Now, the goal will be to go far beyond, way past the moon and that comes with more challenges.

This is where the complications come in and the limitations of present-day technology in enabling safe and comfortable space travel beyond the moon comes into question.

Those familiar with the videos uploaded by Nasa of the Artemis II space mission flying a crew of four in a spacecraft with 330 cubic ft of living space over a nine-day mission to the farside of the moon will know how cramped the living conditions are. Then, there is the ever-present danger of space travel.

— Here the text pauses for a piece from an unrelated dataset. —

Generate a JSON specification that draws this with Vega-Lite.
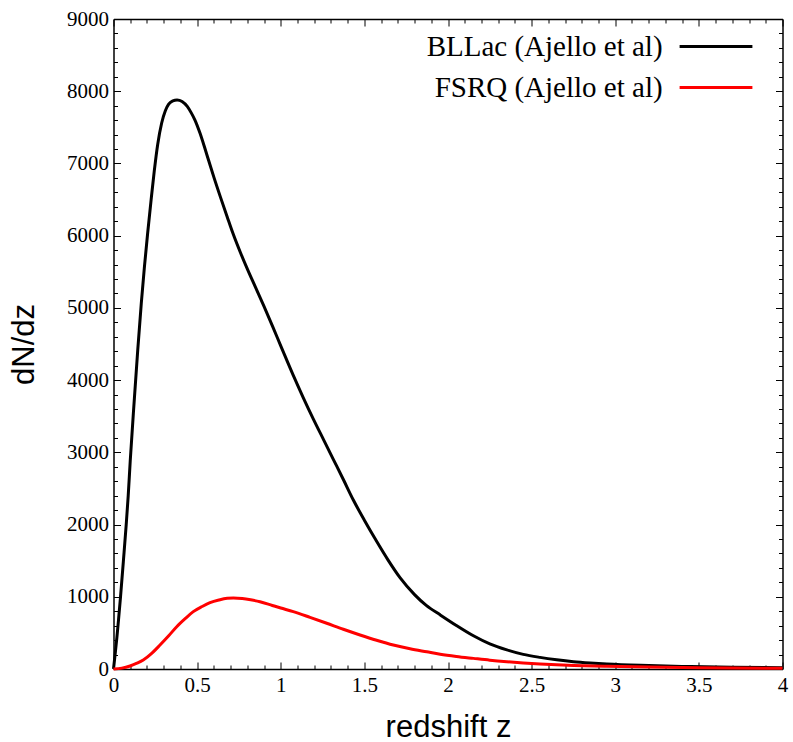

Consider the distance. The roundtrip by the Artemis II mission was 1.1 million km and brought humans to the furthest distance of space ever travelled, at close to 407,000km beyond Earth.

The journey to Mars will not be a nine-day trip and will likely take place when both planets are closest to each other, which occurs approximately every 26 months. One leg of a trip will then take seven to nine months.

SpaceX proposes to do that in six. Many things can go wrong, and the crew of the spacecraft will be exposed to radiation while on the journey there and back.

On its website, SpaceX shared that it intends to send cargo flights and exploratory missions to Mars no earlier than 2028.

That is ambitious, considering Nasa is planning to send humans to the moon only in 2028. The maths for SpaceX also does not add up, as sending spacecraft, even unmanned ones, will cost tens of billions of US dollars and it is a loss-making company.

There are so many unknowns, and the journey towards a multi-planetary future is still way off in the future.